[Task]
Repeat every line of the data exactly, but not the pictures.

[Given data]
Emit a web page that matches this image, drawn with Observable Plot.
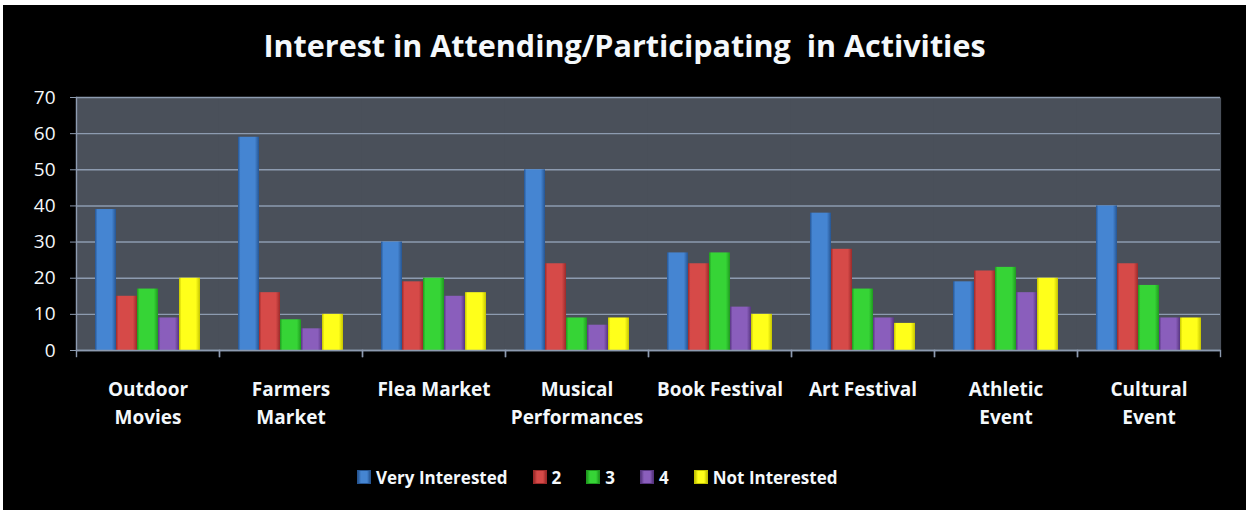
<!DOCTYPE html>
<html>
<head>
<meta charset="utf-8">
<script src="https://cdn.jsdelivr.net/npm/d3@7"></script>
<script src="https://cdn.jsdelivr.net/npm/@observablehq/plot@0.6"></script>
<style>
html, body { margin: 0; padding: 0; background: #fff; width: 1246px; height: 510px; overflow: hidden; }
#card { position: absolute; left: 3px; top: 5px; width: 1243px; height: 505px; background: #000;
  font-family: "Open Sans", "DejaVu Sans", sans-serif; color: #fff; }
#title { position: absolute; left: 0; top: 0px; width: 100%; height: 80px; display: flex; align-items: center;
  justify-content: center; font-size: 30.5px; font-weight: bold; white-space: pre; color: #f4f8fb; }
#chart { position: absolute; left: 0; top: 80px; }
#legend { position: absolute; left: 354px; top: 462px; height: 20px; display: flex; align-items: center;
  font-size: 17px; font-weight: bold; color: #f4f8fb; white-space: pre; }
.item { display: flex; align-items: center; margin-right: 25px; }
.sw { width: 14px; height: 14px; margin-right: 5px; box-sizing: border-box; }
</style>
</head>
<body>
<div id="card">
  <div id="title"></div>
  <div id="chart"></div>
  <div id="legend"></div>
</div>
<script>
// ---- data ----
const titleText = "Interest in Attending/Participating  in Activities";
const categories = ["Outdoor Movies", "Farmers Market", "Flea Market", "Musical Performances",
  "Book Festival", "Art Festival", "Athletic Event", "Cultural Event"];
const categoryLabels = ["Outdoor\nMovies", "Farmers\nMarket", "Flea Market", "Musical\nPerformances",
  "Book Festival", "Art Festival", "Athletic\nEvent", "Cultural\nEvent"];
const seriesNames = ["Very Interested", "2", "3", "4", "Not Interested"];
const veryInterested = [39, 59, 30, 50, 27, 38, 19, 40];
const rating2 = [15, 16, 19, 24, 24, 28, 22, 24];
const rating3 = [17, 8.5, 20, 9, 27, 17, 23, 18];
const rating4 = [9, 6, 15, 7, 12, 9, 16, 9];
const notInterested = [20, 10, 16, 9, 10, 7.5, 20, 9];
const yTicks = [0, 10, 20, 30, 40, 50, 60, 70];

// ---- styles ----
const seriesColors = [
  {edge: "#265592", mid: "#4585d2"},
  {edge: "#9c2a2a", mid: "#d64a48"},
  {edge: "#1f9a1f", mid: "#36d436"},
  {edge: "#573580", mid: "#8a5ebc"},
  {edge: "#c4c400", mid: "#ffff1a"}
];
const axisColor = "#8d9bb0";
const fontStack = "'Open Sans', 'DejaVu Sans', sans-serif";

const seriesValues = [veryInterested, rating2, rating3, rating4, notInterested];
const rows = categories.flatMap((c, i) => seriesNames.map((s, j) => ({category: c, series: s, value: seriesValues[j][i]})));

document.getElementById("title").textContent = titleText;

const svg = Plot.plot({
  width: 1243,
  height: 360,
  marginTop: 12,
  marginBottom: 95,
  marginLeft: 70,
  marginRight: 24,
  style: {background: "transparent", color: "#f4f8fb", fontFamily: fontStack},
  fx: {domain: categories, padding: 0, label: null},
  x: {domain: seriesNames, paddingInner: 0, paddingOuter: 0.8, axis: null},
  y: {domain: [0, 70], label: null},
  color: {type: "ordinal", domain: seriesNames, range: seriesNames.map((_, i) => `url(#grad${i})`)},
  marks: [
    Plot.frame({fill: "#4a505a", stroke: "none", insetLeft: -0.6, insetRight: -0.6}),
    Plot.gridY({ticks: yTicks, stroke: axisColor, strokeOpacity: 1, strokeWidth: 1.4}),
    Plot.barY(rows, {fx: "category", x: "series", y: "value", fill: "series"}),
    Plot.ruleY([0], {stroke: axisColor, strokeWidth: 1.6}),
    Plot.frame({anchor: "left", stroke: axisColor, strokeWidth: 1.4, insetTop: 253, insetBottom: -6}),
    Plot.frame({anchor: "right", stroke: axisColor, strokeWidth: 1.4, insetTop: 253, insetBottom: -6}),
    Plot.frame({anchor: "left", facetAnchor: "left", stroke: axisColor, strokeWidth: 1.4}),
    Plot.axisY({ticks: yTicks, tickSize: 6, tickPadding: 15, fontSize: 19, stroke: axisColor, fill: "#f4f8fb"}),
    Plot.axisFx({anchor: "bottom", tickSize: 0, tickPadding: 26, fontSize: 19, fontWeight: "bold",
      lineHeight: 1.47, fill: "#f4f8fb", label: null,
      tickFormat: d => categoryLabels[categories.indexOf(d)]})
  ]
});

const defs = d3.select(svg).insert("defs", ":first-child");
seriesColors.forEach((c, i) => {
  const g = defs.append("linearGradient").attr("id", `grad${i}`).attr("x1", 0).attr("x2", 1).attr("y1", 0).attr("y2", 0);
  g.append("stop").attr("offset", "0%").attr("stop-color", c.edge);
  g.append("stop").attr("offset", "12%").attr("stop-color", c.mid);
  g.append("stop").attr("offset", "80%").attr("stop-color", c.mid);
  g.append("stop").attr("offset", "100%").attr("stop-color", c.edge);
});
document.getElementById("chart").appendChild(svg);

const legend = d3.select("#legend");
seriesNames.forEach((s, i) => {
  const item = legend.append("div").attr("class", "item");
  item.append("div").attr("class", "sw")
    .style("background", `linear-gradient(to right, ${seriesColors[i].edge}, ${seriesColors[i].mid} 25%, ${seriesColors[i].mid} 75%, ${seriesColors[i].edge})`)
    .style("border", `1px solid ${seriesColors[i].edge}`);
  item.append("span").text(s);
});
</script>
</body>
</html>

[Finished exercise]
Emit a web page that matches this image, drawn with Observable Plot.
<!DOCTYPE html>
<html>
<head>
<meta charset="utf-8">
<script src="https://cdn.jsdelivr.net/npm/d3@7"></script>
<script src="https://cdn.jsdelivr.net/npm/@observablehq/plot@0.6"></script>
<style>
html, body { margin: 0; padding: 0; background: #fff; width: 1246px; height: 510px; overflow: hidden; }
#card { position: absolute; left: 3px; top: 5px; width: 1243px; height: 505px; background: #000;
  font-family: "Open Sans", "DejaVu Sans", sans-serif; color: #fff; }
#title { position: absolute; left: 0; top: 0px; width: 100%; height: 80px; display: flex; align-items: center;
  justify-content: center; font-size: 30.5px; font-weight: bold; white-space: pre; color: #f4f8fb; }
#chart { position: absolute; left: 0; top: 80px; }
#legend { position: absolute; left: 354px; top: 462px; height: 20px; display: flex; align-items: center;
  font-size: 17px; font-weight: bold; color: #f4f8fb; white-space: pre; }
.item { display: flex; align-items: center; margin-right: 25px; }
.sw { width: 14px; height: 14px; margin-right: 5px; box-sizing: border-box; }
</style>
</head>
<body>
<div id="card">
  <div id="title"></div>
  <div id="chart"></div>
  <div id="legend"></div>
</div>
<script>
// ---- data ----
const titleText = "Interest in Attending/Participating  in Activities";
const categories = ["Outdoor Movies", "Farmers Market", "Flea Market", "Musical Performances",
  "Book Festival", "Art Festival", "Athletic Event", "Cultural Event"];
const categoryLabels = ["Outdoor\nMovies", "Farmers\nMarket", "Flea Market", "Musical\nPerformances",
  "Book Festival", "Art Festival", "Athletic\nEvent", "Cultural\nEvent"];
const seriesNames = ["Very Interested", "2", "3", "4", "Not Interested"];
const veryInterested = [39, 59, 30, 50, 27, 38, 19, 40];
const rating2 = [15, 16, 19, 24, 24, 28, 22, 24];
const rating3 = [17, 8.5, 20, 9, 27, 17, 23, 18];
const rating4 = [9, 6, 15, 7, 12, 9, 16, 9];
const notInterested = [20, 10, 16, 9, 10, 7.5, 20, 9];
const yTicks = [0, 10, 20, 30, 40, 50, 60, 70];

// ---- styles ----
const seriesColors = [
  {edge: "#265592", mid: "#4585d2"},
  {edge: "#9c2a2a", mid: "#d64a48"},
  {edge: "#1f9a1f", mid: "#36d436"},
  {edge: "#573580", mid: "#8a5ebc"},
  {edge: "#c4c400", mid: "#ffff1a"}
];
const axisColor = "#8d9bb0";
const fontStack = "'Open Sans', 'DejaVu Sans', sans-serif";

const seriesValues = [veryInterested, rating2, rating3, rating4, notInterested];
const rows = categories.flatMap((c, i) => seriesNames.map((s, j) => ({category: c, series: s, value: seriesValues[j][i]})));

document.getElementById("title").textContent = titleText;

const svg = Plot.plot({
  width: 1243,
  height: 360,
  marginTop: 12,
  marginBottom: 95,
  marginLeft: 70,
  marginRight: 24,
  style: {background: "transparent", color: "#f4f8fb", fontFamily: fontStack},
  fx: {domain: categories, padding: 0, label: null},
  x: {domain: seriesNames, paddingInner: 0, paddingOuter: 0.8, axis: null},
  y: {domain: [0, 70], label: null},
  color: {type: "ordinal", domain: seriesNames, range: seriesNames.map((_, i) => `url(#grad${i})`)},
  marks: [
    Plot.frame({fill: "#4a505a", stroke: "none", insetLeft: -0.6, insetRight: -0.6}),
    Plot.gridY({ticks: yTicks, stroke: axisColor, strokeOpacity: 1, strokeWidth: 1.4}),
    Plot.barY(rows, {fx: "category", x: "series", y: "value", fill: "series"}),
    Plot.ruleY([0], {stroke: axisColor, strokeWidth: 1.6}),
    Plot.frame({anchor: "left", stroke: axisColor, strokeWidth: 1.4, insetTop: 253, insetBottom: -6}),
    Plot.frame({anchor: "right", stroke: axisColor, strokeWidth: 1.4, insetTop: 253, insetBottom: -6}),
    Plot.frame({anchor: "left", facetAnchor: "left", stroke: axisColor, strokeWidth: 1.4}),
    Plot.axisY({ticks: yTicks, tickSize: 6, tickPadding: 15, fontSize: 19, stroke: axisColor, fill: "#f4f8fb"}),
    Plot.axisFx({anchor: "bottom", tickSize: 0, tickPadding: 26, fontSize: 19, fontWeight: "bold",
      lineHeight: 1.47, fill: "#f4f8fb", label: null,
      tickFormat: d => categoryLabels[categories.indexOf(d)]})
  ]
});

const defs = d3.select(svg).insert("defs", ":first-child");
seriesColors.forEach((c, i) => {
  const g = defs.append("linearGradient").attr("id", `grad${i}`).attr("x1", 0).attr("x2", 1).attr("y1", 0).attr("y2", 0);
  g.append("stop").attr("offset", "0%").attr("stop-color", c.edge);
  g.append("stop").attr("offset", "12%").attr("stop-color", c.mid);
  g.append("stop").attr("offset", "80%").attr("stop-color", c.mid);
  g.append("stop").attr("offset", "100%").attr("stop-color", c.edge);
});
document.getElementById("chart").appendChild(svg);

const legend = d3.select("#legend");
seriesNames.forEach((s, i) => {
  const item = legend.append("div").attr("class", "item");
  item.append("div").attr("class", "sw")
    .style("background", `linear-gradient(to right, ${seriesColors[i].edge}, ${seriesColors[i].mid} 25%, ${seriesColors[i].mid} 75%, ${seriesColors[i].edge})`)
    .style("border", `1px solid ${seriesColors[i].edge}`);
  item.append("span").text(s);
});
</script>
</body>
</html>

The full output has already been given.